His uncle, Uchendu, noticing Okonkwo’s distress, eloquently explains how Okonkwo should view his exile: “A man belongs to his fatherland when things are good and life is sweet. But when there is sorrow and bitterness he finds refuge in his motherland.” A man has both joy and sorrow in his life and when the bad times come his “mother” is always there to comfort him. Thus comes the saying “Mother is Supreme”. Religion: The Ibo tribe had very strong faith in their Gods. Unlike in Christianity their Gods were represented by the forces of nature, the earth, etc.
They believed that if the law of the religion is not observed, it leads to dire consequences. The ritual where a mother who gives birth to twins, has to leave them to die in the forest, describes the strong influence of these laws over the people. Okonkwo had to goon an exile for seven years because of such laws of the earth God. It is this faith draws them to rebel against the missionaries. IIA -As cultures come into conflict , some individuals are invariably “caught” between the two.
Explain the nature of the conflict and the effect on the main characters. It is true that as cultures come into conflict, some individuals are invariable caught between the two. In this novel, it is Okonkwo who is “caught” between the conflict of the two cultures- his own culture and the culture that the Christian missionaries are trying hard to incorporate into the Ibo people. In the story, at a funeral inadvertently the misfiring of Okonkwos gun, results in the death of a person from his clan. The punishment for such a crime is exile from the village for seven years.
So Okonkwo was forced to collect his family- his three wives and their children and all his belongings and to flee from his village. Okonkwo decided to move to his motherland, a small village called Mbanta. Life for Okonkwo in his motherland turned out to be quite difficult. This phase of seven years was a very difficult phase. He and his family had to work very hard to plant a new farm.

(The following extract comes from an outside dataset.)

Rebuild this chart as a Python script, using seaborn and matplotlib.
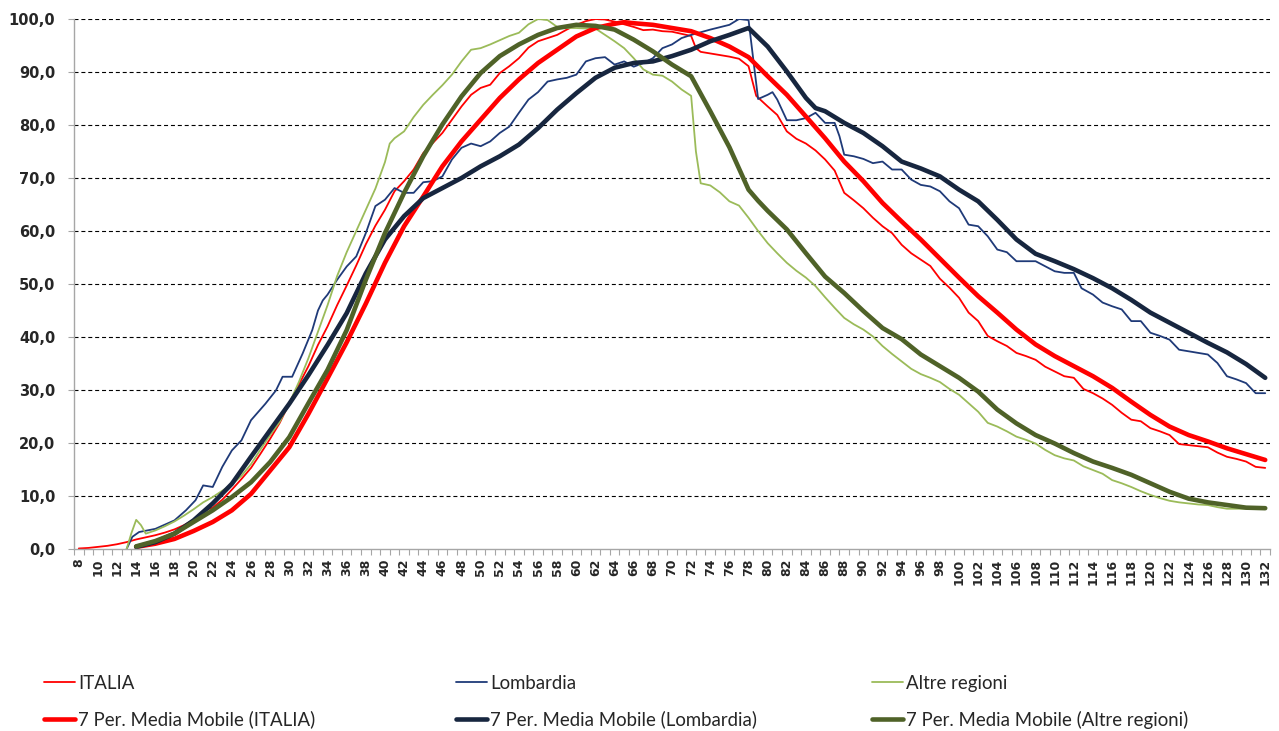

Work no longer had for him the pleasure it used to have, and when there was no work to do he sat ina silent half-asleep (pg.131) Okonkwo had lost his zest for life. Although he knew that these seven years had adversely affected all his ambitions to become one of the lords of the clan (to achieve the 4th and most sought after title ), he looked forward to returning back to his village, to restart his life in his fatherland. But that was not to be. The interference of the Christian missionaries brought about a lot of change- most of it being negative! It was because of the missionaries that Okonkwos fatherland was now falling apart between two groups, the new converts and the clan of the village. It became Okonkwos desire to get rid of the Christian Missionaries.
He finally returned to his fatherland. but to find a totally changed land, where the clan was no more full of strong men and brave hearts. The people had become more passive, they were afraid of the Christian missionaries, but Okonkwo as always wanted them out of their way, by killing them. This led to a conflict between the people of his clan, the missionaries and himself, where he was stuck in the middle. He finally decided that irrespective of the support of his clansmen, he would avenge the Christian missionaries- who by now had totally changed the face of the villages, by defying the religions and beliefs of the clan.
He ended up killing one of the messengers, and then committing suicide- which was considered an unholy thing to do in his clan. This was not a suitable end to a warrior the caliber of Okonkwo! I found it to be a really touching story. Although the customs and beliefs of the Ibo tribe seem very strange to me too, I feel that no culture should be interfered with nor should it be tried to change it to ones satisfaction. A culture is most beautiful the way it is- any undesired change to it, would only be a deterioration in its beauty.